In Hackney, we use AWS CloudWatch to implement monitoring and alerting.
Any logs created in our APIs are recorded and accessible in AWS CloudWatch. Creation of log groups is automated via the current serverless setup.
Metric filters are a useful feature that allows you to find patterns and terms in your logs. Following the logging standards identified earlier in this document, metric filters can be created to easily identify logs related to a certain phrase or term like
Using the filters, developers can easily narrow down the logs they see to only the ones related to any error that has occurred, hiding all other logs such as ones for successful requests.
CloudWatch also provides a way to create alarms based on metric filters, so we can get notified if a log with matching a certain pattern/term has occurred.

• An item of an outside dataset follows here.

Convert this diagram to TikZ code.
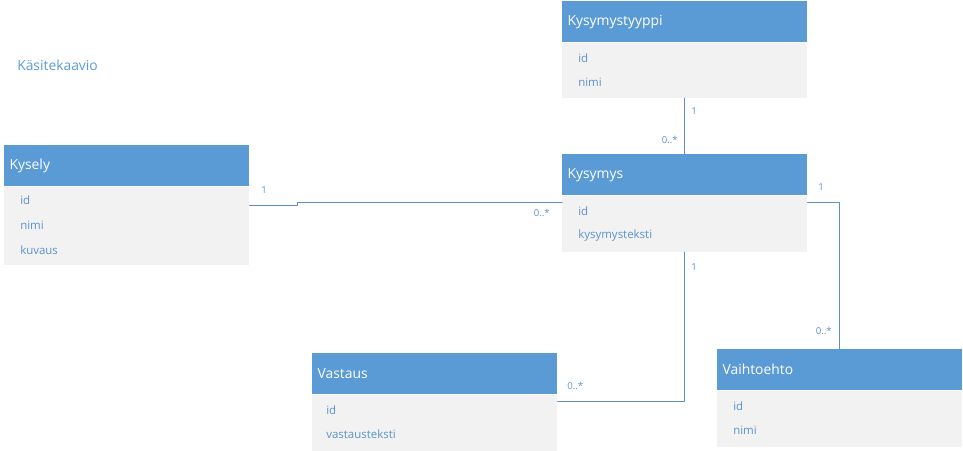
\documentclass[tikz,border=0pt]{standalone}
\usepackage{fontspec}
\setmainfont{Open Sans}
\usetikzlibrary{calc}
\definecolor{hdr}{HTML}{5B9BD5}
\definecolor{bodyc}{HTML}{F2F2F2}
\definecolor{rowc}{HTML}{5A93CF}
\definecolor{linec}{HTML}{5D8FC6}
\tikzset{
	head/.style={fill=hdr,text=white,anchor=north west,minimum width=183.75pt,minimum height=30.75pt,
		inner xsep=4pt,inner ysep=0pt,text width=175.75pt,align=left,font=\fontsize{10.4}{12}\selectfont},
	body/.style={fill=bodyc,anchor=north west,minimum width=183.75pt,inner sep=0pt},
	row/.style={text=rowc,anchor=west,inner sep=0pt,font=\fontsize{8.6}{10}\selectfont},
	card/.style={text=rowc,inner sep=0pt,font=\fontsize{7.2}{8}\selectfont},
	rel/.style={draw=linec,line width=.75pt}
}
% \entity{name}{x}{y}{title}{body height}
\newcommand{\entity}[5]{%
	\node[head] (#1H) at (#2,#3) {#4};
	\node[body,minimum height=#5*0.75pt] (#1B) at (#1H.south west) {};
}
\begin{document}
\begin{tikzpicture}[x=0.75pt,y=-0.75pt,line join=round,line cap=round]
	\useasboundingbox (0,0) rectangle (963,450);
	\node[anchor=west,text=hdr,inner sep=0pt,font=\fontsize{10.4}{12}\selectfont] (title) at (17,65) {Käsitekaavio};
	\entity{tyyppi}{562}{1}{Kysymystyyppi}{55}
	\entity{kysely}{4}{145}{Kysely}{78}
	\entity{kysymys}{562}{154}{Kysymys}{56}
	\entity{vastaus}{312}{353}{Vastaus}{57}
	\entity{vaihto}{717}{349}{Vaihtoehto}{56}
	\foreach \t [count=\i] in {id,nimi}
		\node[row] (tyyppiR\i) at ($(tyyppiB.north west)+(16,{16+24*(\i-1)})$) {\t};
	\foreach \t [count=\i] in {id,nimi,kuvaus}
		\node[row] (kyselyR\i) at ($(kyselyB.north west)+(16,{14+25*(\i-1)})$) {\t};
	\foreach \t [count=\i] in {id,kysymysteksti}
		\node[row] (kysymysR\i) at ($(kysymysB.north west)+(16,{16+24*(\i-1)})$) {\t};
	\foreach \t [count=\i] in {id,vastausteksti}
		\node[row] (vastausR\i) at ($(vastausB.north west)+(14,{16+24*(\i-1)})$) {\t};
	\foreach \t [count=\i] in {id,nimi}
		\node[row] (vaihtoR\i) at ($(vaihtoB.north west)+(16,{16+24*(\i-1)})$) {\t};
	% relations
	\draw[rel] (tyyppiB.south) -- (kysymysH.north);
	\node[card,anchor=west] (c1) at (691,111) {1};
	\node[card,anchor=east] (c2) at (678,140) {0..*};
	\coordinate (k1) at ($(kyselyB.north east)+(0,19)$);
	\draw[rel] (k1) -- ++(48,0) |- ($(kysymysB.north west)+(0,7)$);
	\node[card,anchor=west] (c3) at (261,190) {1};
	\node[card,anchor=east] (c4) at (550,213) {0..*};
	\coordinate (k2) at ($(kysymysB.north east)+(0,7)$);
	\draw[rel] (k2) -| (vaihtoH.north);
	\node[card,anchor=west] (c5) at (818,187) {1};
	\node[card,anchor=east] (c6) at (832,331) {0..*};
	\draw[rel] (kysymysB.south) |- ($(vastausH.south east)+(0,7)$);
	\node[card,anchor=west] (c7) at (691,267) {1};
	\node[card,anchor=west] (c8) at (567,386) {0..*};
\end{tikzpicture}
\end{document}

Needs to be filters we want commonly available for each API
Need to decide which logs should have an alarm associated with them
We use AWS CloudWatch Canaries to monitor the availability of our APIs and front-end applications.
Set to run every 5 mins
A canary invokes an API endpoint to check it’s availability
Needs to be set up per API endpoint to ensure all endpoints provided by an API are functioning as expected
The current creation process for a canary is manual
Can monitor the availability of a web page
Alarms can be set to alert if availability of a given web page falls down
Logs recorded can be used to identify performance issues associated with loading a specific item
Can check for broken links
A max number of links to follow is set up
The canary crawls through the links and returns the first broken link identified
We also use CloudWatch alarms to monitor for specific events in the log streams.
Specific metrics can be established as triggers on application logs which can fire off alerts in the form of emails or other messaging mediums. We can create up to 5000 alarms per region per account which should give us sufficient capacity.
It may also be possible to consolidate these alarms if we have a standard format for logs (this may also be achievable by creating composite alarms but uses up available alarms.